** Begin INFORMATION SHOWN **
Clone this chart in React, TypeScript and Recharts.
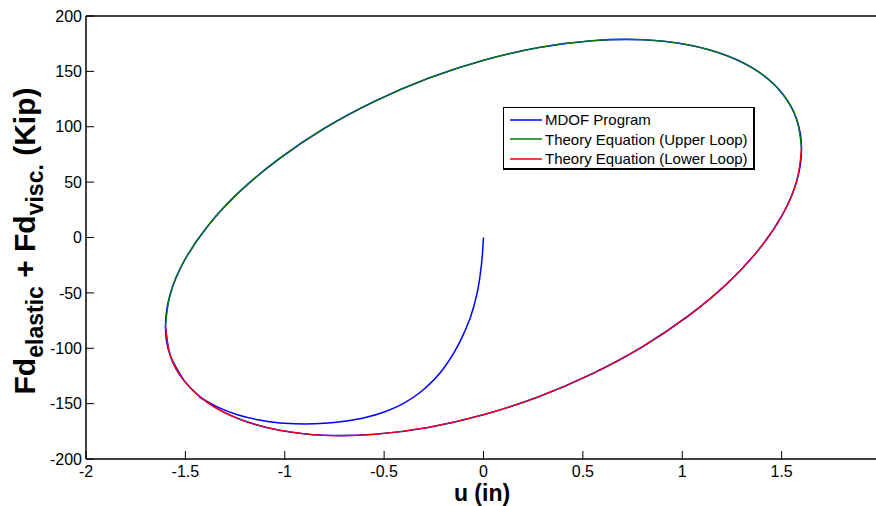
import React from "react";
import { LineChart, Line, XAxis, YAxis, Customized } from "recharts";

// displacement u (in) and force (kip), read off the plot
const loopU = [-1.6, -1.576, -1.504, -1.386, -1.226, -1.028, -0.8, -0.547, -0.278, 0, 0.278, 0.547, 0.8, 1.028, 1.226, 1.386, 1.504, 1.576, 1.6];
const upperF = [-80, -51.0, -20.5, 10.7, 41.6, 71.1, 98.6, 123.0, 143.7, 160, 171.5, 177.7, 178.6, 174.0, 164.1, 149.3, 129.9, 106.6, 80];
const lowerF = [-80, -106.6, -129.9, -149.3, -164.1, -174.0, -178.6, -177.7, -171.5, -160, -143.7, -123.0, -98.6, -71.1, -41.6, -10.7, 20.5, 51.0, 80];

// start-up part of the MDOF program response (from the loop back to the origin)
const startU = [-1.43, -1.34, -1.23, -1.12, -1.0, -0.9, -0.8, -0.7, -0.6, -0.5, -0.4, -0.3, -0.2, -0.15, -0.1, -0.05, -0.02, -0.005, 0];
const startF = [-144, -153, -160.5, -165, -167.8, -168.3, -167.8, -166, -162.8, -157.5, -149.5, -137, -118, -104.5, -87, -63, -38, -14, 0];

const xTicks = [-2, -1.5, -1, -0.5, 0, 0.5, 1, 1.5, 2];
const yTicks = [-200, -150, -100, -50, 0, 50, 100, 150, 200];

const upperData = loopU.map((u, i) => ({ u, f: upperF[i] }));
const lowerData = loopU.map((u, i) => ({ u, f: lowerF[i] }));
const mdofStart = startU.map((u, i) => ({ u, f: startF[i] }));
const mdofLoop = [
  ...lowerData.slice(0, 3).reverse(),
  ...upperData.slice(1),
  ...lowerData.slice(0, -1).reverse(),
];

const FONT = "'Liberation Sans', Arial, Helvetica, sans-serif";
const tickStyle = { fill: "#000", fontSize: 16, fontFamily: FONT };

const legendItems = [
  { name: "MDOF Program", color: "#0000ff" },
  { name: "Theory Equation (Upper Loop)", color: "#008000" },
  { name: "Theory Equation (Lower Loop)", color: "#ff0000" },
];

function LegendBox() {
  return (
    <div
      style={{
        position: "absolute",
        left: 503,
        top: 107,
        width: 252,
        height: 63,
        border: "1px solid #000",
        borderRightWidth: 2,
        borderBottomWidth: 2,
        background: "#fff",
        padding: "2px 0 0 5px",
        fontFamily: FONT,
        fontSize: 15,
        color: "#000",
        boxSizing: "border-box",
        whiteSpace: "nowrap",
      }}
    >
      {legendItems.map((it) => (
        <div key={it.name} style={{ display: "flex", alignItems: "center", height: 19.5 }}>
          <svg width={36} height={10}>
            <line x1={1} y1={5} x2={33} y2={5} stroke={it.color} strokeWidth={1.5} />
          </svg>
          <span>{it.name}</span>
        </div>
      ))}
    </div>
  );
}

function AxisLabels() {
  return (
    <g fontFamily={FONT} fontWeight="bold" fill="#000">
      <text x={482} y={501} fontSize={23} textAnchor="middle">
        u (in)
      </text>
      <text x={35} y={241} fontSize={30} textAnchor="middle" transform="rotate(-90, 35, 241)">
        Fd
        <tspan fontSize={23} dy={8}>elastic</tspan>
        <tspan dy={-8}> + Fd</tspan>
        <tspan fontSize={23} dy={8}>visc.</tspan>
        <tspan dy={-8}> (Kip)</tspan>
      </text>
    </g>
  );
}

const axisLine = { stroke: "#000", strokeWidth: 1.5 };
const tickLine = { stroke: "#000" };

export default function App() {
  return (
    <div style={{ position: "absolute", left: 0, top: 0, width: 876, height: 506, overflow: "hidden", background: "#fff" }}>
      <LineChart width={900} height={506} margin={{ top: 0, right: 0, bottom: 0, left: 0 }}>
        <XAxis
          dataKey="u"
          type="number"
          domain={[-2, 2]}
          ticks={xTicks}
          height={47}
          tickSize={-8}
          tickMargin={15}
          tick={tickStyle}
          axisLine={axisLine}
          tickLine={tickLine}
          allowDataOverflow
        />
        <XAxis
          xAxisId="top"
          orientation="top"
          type="number"
          domain={[-2, 2]}
          ticks={xTicks}
          height={16}
          tickSize={-8}
          tick={false}
          axisLine={axisLine}
          tickLine={tickLine}
        />
        <YAxis
          dataKey="f"
          type="number"
          domain={[-200, 200]}
          ticks={yTicks}
          width={86}
          tickSize={-8}
          tickMargin={12}
          tick={tickStyle}
          axisLine={axisLine}
          tickLine={tickLine}
          allowDataOverflow
        />
        <YAxis
          yAxisId="right"
          orientation="right"
          type="number"
          domain={[-200, 200]}
          ticks={yTicks}
          width={19}
          tickSize={-8}
          tick={false}
          axisLine={axisLine}
          tickLine={tickLine}
        />
        <Line data={mdofStart} dataKey="f" type="monotone" stroke="#0000ff" strokeWidth={1.5} dot={false} activeDot={false} isAnimationActive={false} />
        <Line data={mdofLoop} dataKey="f" type="natural" stroke="#0000ff" strokeWidth={1.6} dot={false} activeDot={false} isAnimationActive={false} />
        <Line data={upperData} dataKey="f" type="natural" stroke="#008000" strokeWidth={1.3} dot={false} activeDot={false} isAnimationActive={false} />
        <Line data={lowerData} dataKey="f" type="natural" stroke="#ff0000" strokeWidth={1.3} dot={false} activeDot={false} isAnimationActive={false} />
        <Customized component={<AxisLabels />} />
      </LineChart>
      <LegendBox />
    </div>
  );
}
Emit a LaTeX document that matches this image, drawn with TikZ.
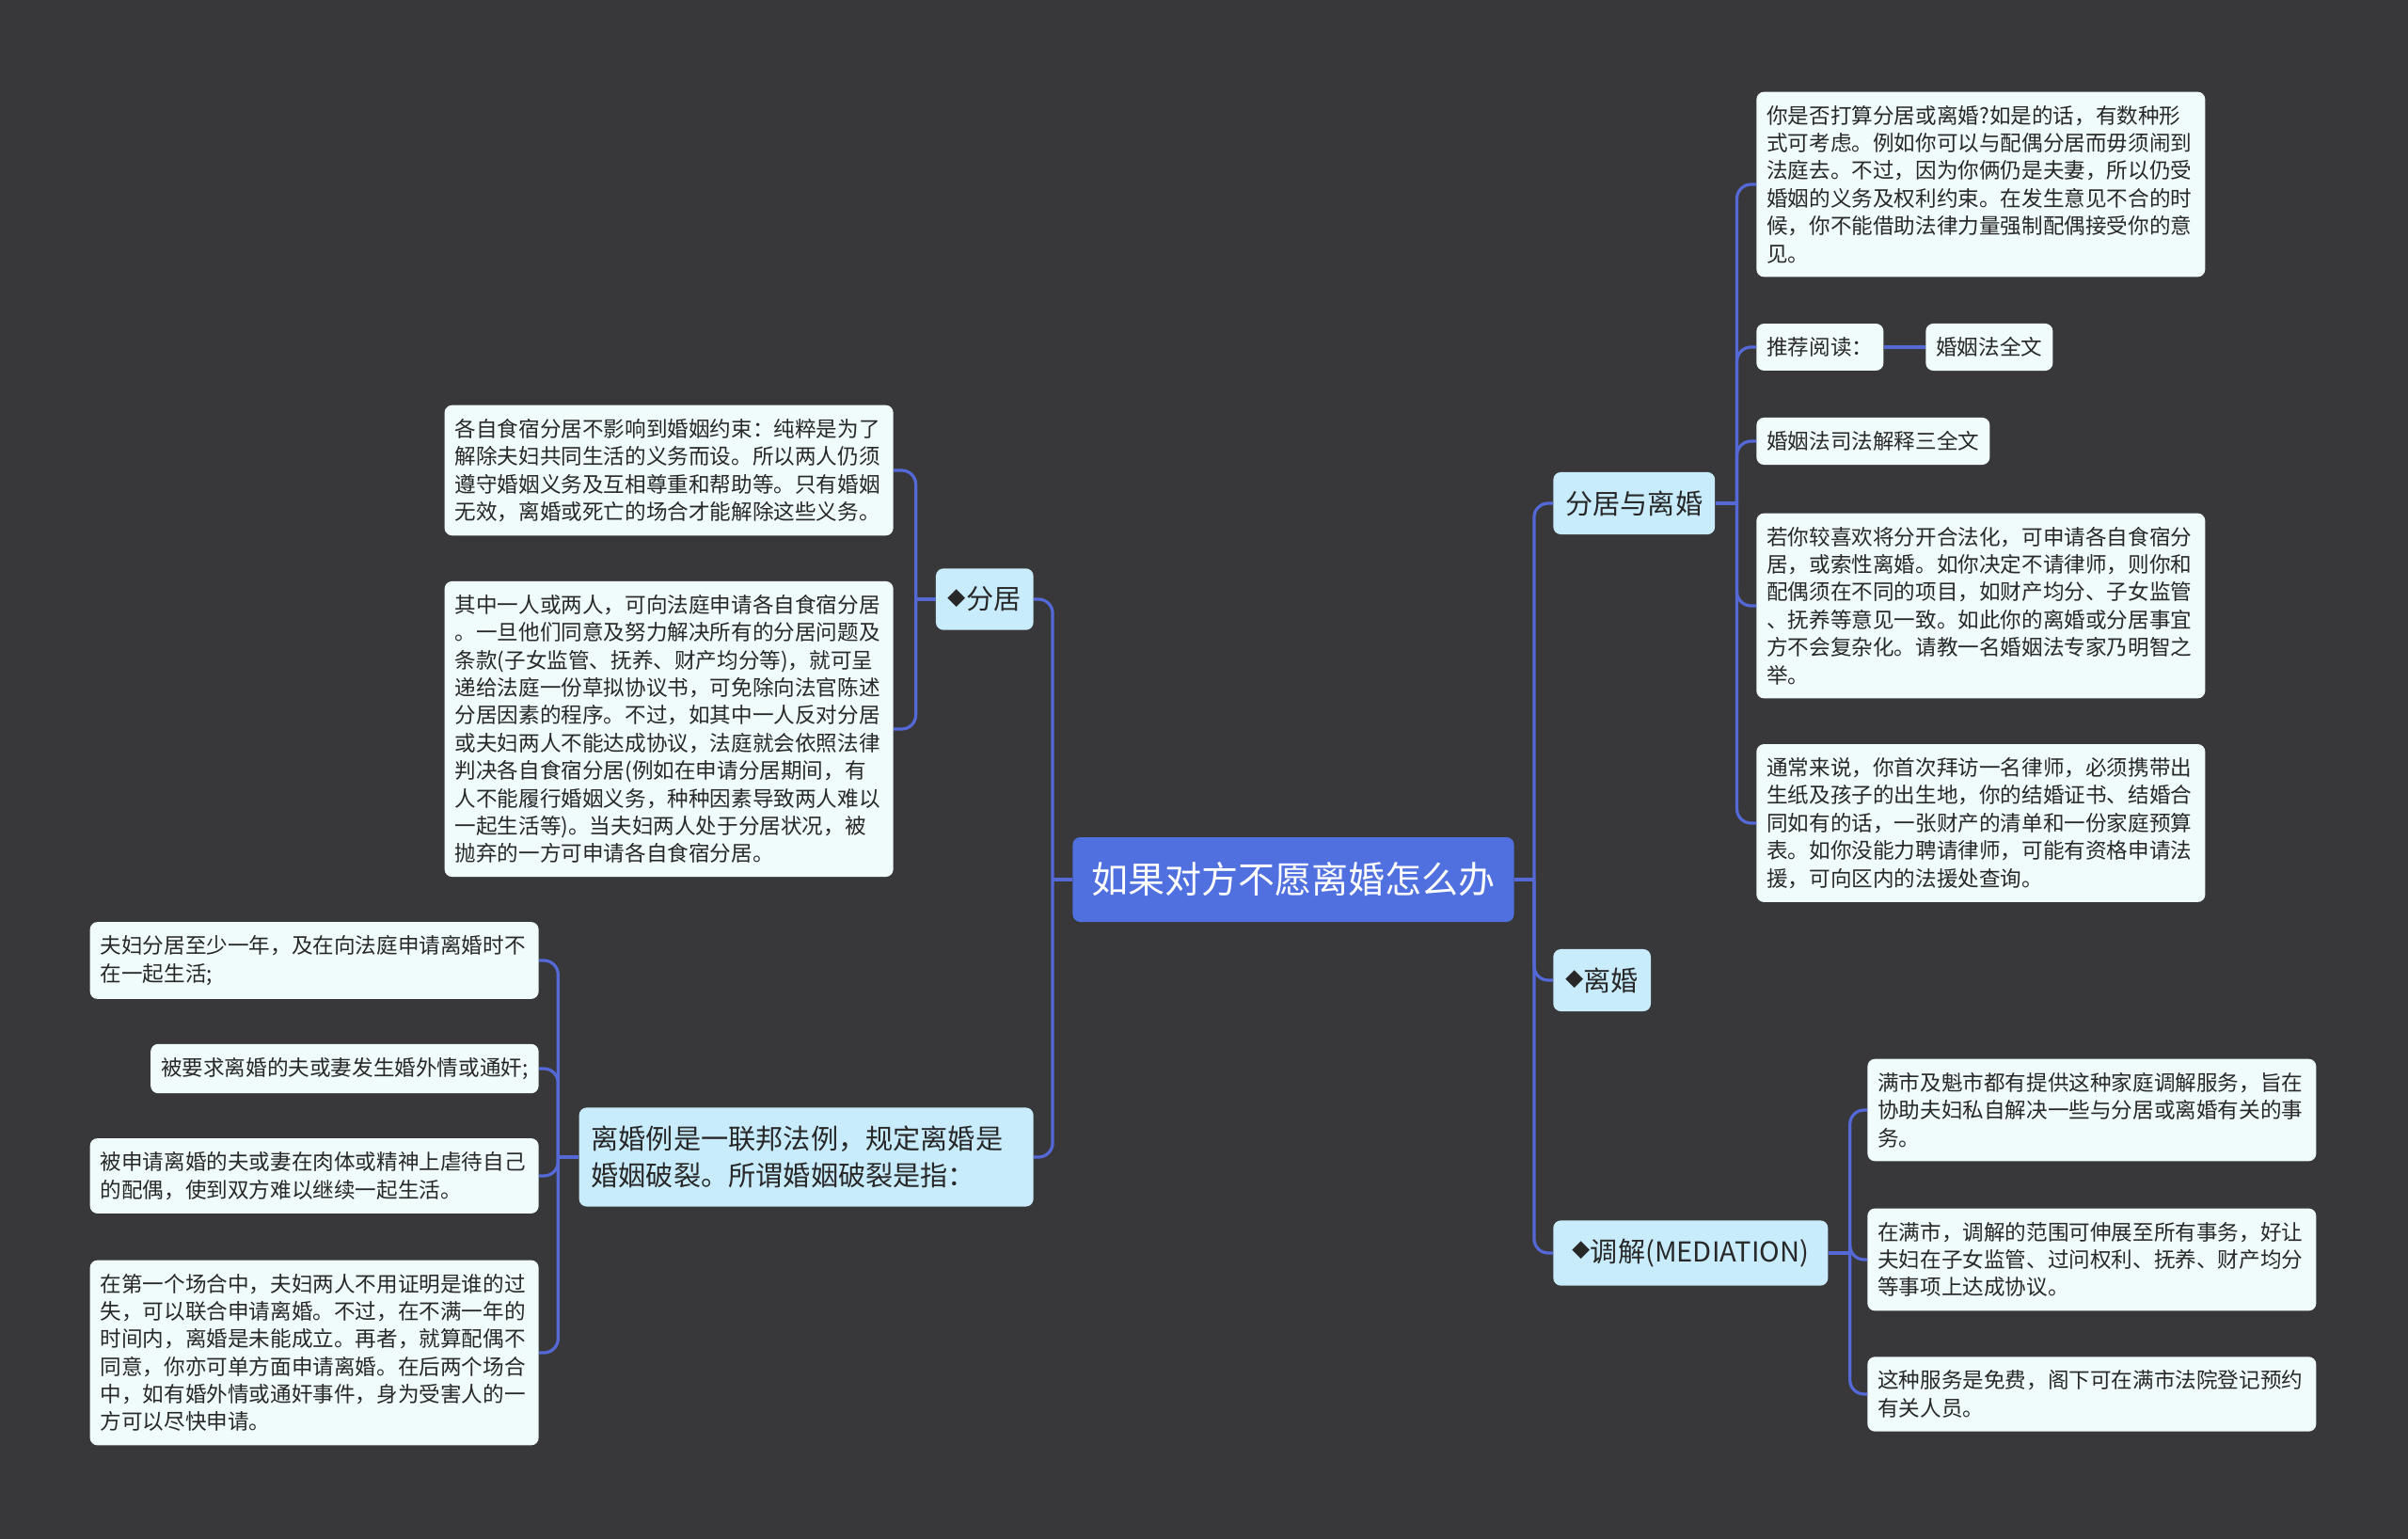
\documentclass[tikz,border=0pt]{standalone}
\usepackage{fontspec}
\usepackage{xcolor}
\usepackage{tikz}
\usetikzlibrary{positioning,calc}
\newfontfamily\cjk{Noto Sans CJK SC}
\definecolor{mapbg}{RGB}{56,55,57}
\definecolor{rootblue}{RGB}{80,112,224}
\definecolor{topicfill}{RGB}{200,236,252}
\definecolor{leaffill}{RGB}{240,251,252}
\definecolor{linkblue}{RGB}{84,104,214}
\definecolor{inkgray}{RGB}{40,40,40}
\newcommand{\topicmark}{\raisebox{2.6pt}{\fontsize{11}{11}\selectfont ◆}}

\begin{document}
\begin{tikzpicture}[x=0.2mm, y=-0.2mm,
    rootbox/.style={fill=rootblue, rounded corners=1.6mm, text=white, font=\cjk\fontsize{22.2}{27}\selectfont, inner xsep=4mm, minimum height=18mm},
    topic/.style={fill=topicfill, rounded corners=1.6mm, text=inkgray, font=\cjk\fontsize{16.6}{22.2}\selectfont, inner xsep=2.6mm, inner ysep=3.9mm, align=left},
    card/.style={fill=leaffill, rounded corners=1.6mm, text=inkgray, font=\cjk\fontsize{12.86}{16.7}\selectfont, inner xsep=2.2mm, inner ysep=2.9mm, align=left},
    leaf/.style={card, text width=91mm},
    link/.style={draw=linkblue, line width=0.65mm, rounded corners=3mm}]

    % Canvas
    \fill[mapbg] (0,0) rectangle (2560,1636);
    \useasboundingbox (0,0) rectangle (2560,1636);

    % Root
    \node[rootbox] (root) at (1375,935) {如果对方不愿离婚怎么办};

    % Left topics
    \node[topic, anchor=east] (fenju) at (1099,637) {\topicmark 分居};
    \node[topic, anchor=east, text width=91.4mm] (lihunli) at (1099,1230) {离婚例是一联邦法例，规定离婚是\\婚姻破裂。所谓婚姻破裂是指：};

    % Right topics
    \node[topic, anchor=west] (fjlh) at (1651,535) {分居与离婚};
    \node[topic, anchor=west] (lihun) at (1651,1042) {\topicmark 离婚};
    \node[topic, anchor=west, minimum width=58.4mm] (tiaojie) at (1651,1332) {\topicmark 调解(MEDIATION)};

    % Leaves of fenju
    \node[leaf, anchor=east] (fjA) at (950,500) {各自食宿分居不影响到婚姻约束：纯粹是为了\\
        解除夫妇共同生活的义务而设。所以两人仍须\\
        遵守婚姻义务及互相尊重和帮助等。只有婚姻\\
        无效，离婚或死亡的场合才能解除这些义务。};
    \node[leaf, anchor=east] (fjB) at (950,775) {其中一人或两人，可向法庭申请各自食宿分居\\
        。一旦他们同意及努力解决所有的分居问题及\\
        条款(子女监管、抚养、财产均分等)，就可呈\\
        递给法庭一份草拟协议书，可免除向法官陈述\\
        分居因素的程序。不过，如其中一人反对分居\\
        或夫妇两人不能达成协议，法庭就会依照法律\\
        判决各自食宿分居(例如在申请分居期间，有\\
        人不能履行婚姻义务，种种因素导致两人难以\\
        一起生活等)。当夫妇两人处于分居状况，被\\
        抛弃的一方可申请各自食宿分居。};

    % Leaves of lihunli
    \node[leaf, anchor=east] (lhA) at (573,1021) {夫妇分居至少一年，及在向法庭申请离婚时不\\
        在一起生活;};
    \node[card, anchor=east] (lhB) at (573,1136) {被要求离婚的夫或妻发生婚外情或通奸;};
    \node[leaf, anchor=east] (lhC) at (573,1250) {被申请离婚的夫或妻在肉体或精神上虐待自己\\
        的配偶，使到双方难以继续一起生活。};
    \node[leaf, anchor=east] (lhD) at (573,1438) {在第一个场合中，夫妇两人不用证明是谁的过\\
        失，可以联合申请离婚。不过，在不满一年的\\
        时间内，离婚是未能成立。再者，就算配偶不\\
        同意，你亦可单方面申请离婚。在后两个场合\\
        中，如有婚外情或通奸事件，身为受害人的一\\
        方可以尽快申请。};

    % Leaves of fjlh
    \node[leaf, anchor=west] (fl1) at (1867,196) {你是否打算分居或离婚?如是的话，有数种形\\
        式可考虑。例如你可以与配偶分居而毋须闹到\\
        法庭去。不过，因为你俩仍是夫妻，所以仍受\\
        婚姻的义务及权利约束。在发生意见不合的时\\
        候，你不能借助法律力量强制配偶接受你的意\\
        见。};
    \node[card, anchor=west] (fl2) at (1867,369) {推荐阅读：};
    \node[card, anchor=west] (fl2a) at (2047,369) {婚姻法全文};
    \node[card, anchor=west] (fl3) at (1867,469) {婚姻法司法解释三全文};
    \node[leaf, anchor=west] (fl4) at (1867,644) {若你较喜欢将分开合法化，可申请各自食宿分\\
        居，或索性离婚。如你决定不请律师，则你和\\
        配偶须在不同的项目，如财产均分、子女监管\\
        、抚养等意见一致。如此你的离婚或分居事宜\\
        方不会复杂化。请教一名婚姻法专家乃明智之\\
        举。};
    \node[leaf, anchor=west] (fl5) at (1867,875) {通常来说，你首次拜访一名律师，必须携带出\\
        生纸及孩子的出生地，你的结婚证书、结婚合\\
        同如有的话，一张财产的清单和一份家庭预算\\
        表。如你没能力聘请律师，可能有资格申请法\\
        援，可向区内的法援处查询。};

    % Leaves of tiaojie
    \node[leaf, anchor=west] (tj1) at (1985,1180) {满市及魁市都有提供这种家庭调解服务，旨在\\
        协助夫妇私自解决一些与分居或离婚有关的事\\
        务。};
    \node[leaf, anchor=west] (tj2) at (1985,1339) {在满市，调解的范围可伸展至所有事务，好让\\
        夫妇在子女监管、过问权利、抚养、财产均分\\
        等事项上达成协议。};
    \node[leaf, anchor=west] (tj3) at (1985,1482) {这种服务是免费，阁下可在满市法院登记预约\\
        有关人员。};

    % Links, left side
    \draw[link] (root.west) -- ++(-21,0) coordinate (rootL);
    \draw[link] (rootL) |- (fenju.east);
    \draw[link] (rootL) |- (lihunli.east);
    \draw[link] (fenju.west) -- ++(-21,0) coordinate (fenjuL);
    \draw[link] (fenjuL) |- (fjA.east);
    \draw[link] (fenjuL) |- (fjB.east);
    \draw[link] (lihunli.west) -- ++(-22,0) coordinate (lihunliL);
    \draw[link] (lihunliL) |- (lhA.east);
    \draw[link] (lihunliL) |- (lhB.east);
    \draw[link] (lihunliL) |- (lhC.east);
    \draw[link] (lihunliL) |- (lhD.east);

    % Links, right side
    \draw[link] (root.east) -- ++(21,0) coordinate (rootR);
    \draw[link] (rootR) |- (fjlh.west);
    \draw[link] (rootR) |- (lihun.west);
    \draw[link] (rootR) |- (tiaojie.west);
    \draw[link] (fjlh.east) -- ++(23,0) coordinate (fjlhR);
    \draw[link] (fjlhR) |- (fl1.west);
    \draw[link] (fjlhR) |- (fl2.west);
    \draw[link] (fjlhR) |- (fl3.west);
    \draw[link] (fjlhR) |- (fl4.west);
    \draw[link] (fjlhR) |- (fl5.west);
    \draw[link] (fl2.east) -- (fl2a.west);
    \draw[link] (tiaojie.east) -- ++(23,0) coordinate (tiaojieR);
    \draw[link] (tiaojieR) |- (tj1.west);
    \draw[link] (tiaojieR) |- (tj2.west);
    \draw[link] (tiaojieR) |- (tj3.west);
\end{tikzpicture}
\end{document}
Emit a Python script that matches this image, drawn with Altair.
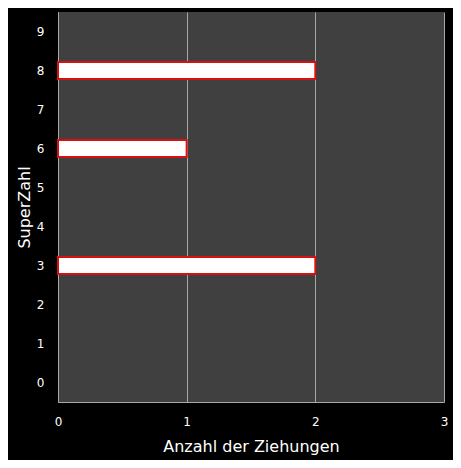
import altair as alt
import pandas as pd

categories = [str(i) for i in range(10)]
counts = [0, 0, 0, 2, 0, 0, 1, 0, 2, 0]

df = pd.DataFrame({"SuperZahl": categories, "Anzahl": counts})

FONT = "DejaVu Sans"

chart = alt.Chart(df).mark_bar(
    fill="white", stroke="#d81010", strokeWidth=2
).encode(
    y=alt.Y("SuperZahl:N",
            scale=alt.Scale(domain=categories[::-1], paddingInner=0.56, paddingOuter=0.28),
            axis=alt.Axis(title="SuperZahl", ticks=False, labelPadding=14,
                          labelColor="white", labelFontSize=12, labelFont=FONT,
                          titleColor="white", titleFontSize=16, titleFont=FONT,
                          titleFontWeight="normal", titlePadding=4,
                          domain=True, domainColor="#a8a8a8", grid=False)),
    x=alt.X("Anzahl:Q", scale=alt.Scale(domain=[0, 3], nice=False),
            axis=alt.Axis(title="Anzahl der Ziehungen", values=[0, 1, 2, 3],
                          format="d", ticks=False, labelPadding=14, labelFlush=False,
                          labelColor="white", labelFontSize=12, labelFont=FONT,
                          titleColor="white", titleFontSize=16, titleFont=FONT,
                          titleFontWeight="normal", titlePadding=11,
                          domain=True, domainColor="#a8a8a8",
                          grid=True, gridColor="#a8a8a8", gridWidth=1)),
).transform_filter(
    alt.datum.Anzahl > 0
).properties(
    width=386, height=390,
    background="black",
    padding={"left": 50, "top": 4, "right": 9, "bottom": 58},
    autosize=alt.AutoSizeParams(type="none"),
).configure_view(
    fill="#404040", stroke=None
)

chart.save("out.html", embed_options={"renderer": "svg", "actions": False})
** End INFORMATION SHOWN **
WRITTEN TASK: Reproduce each line of the material containing the word "Emit".

ANSWER FOR THIS EXERCISE:
Emit a LaTeX document that matches this image, drawn with TikZ.
Emit a Python script that matches this image, drawn with Altair.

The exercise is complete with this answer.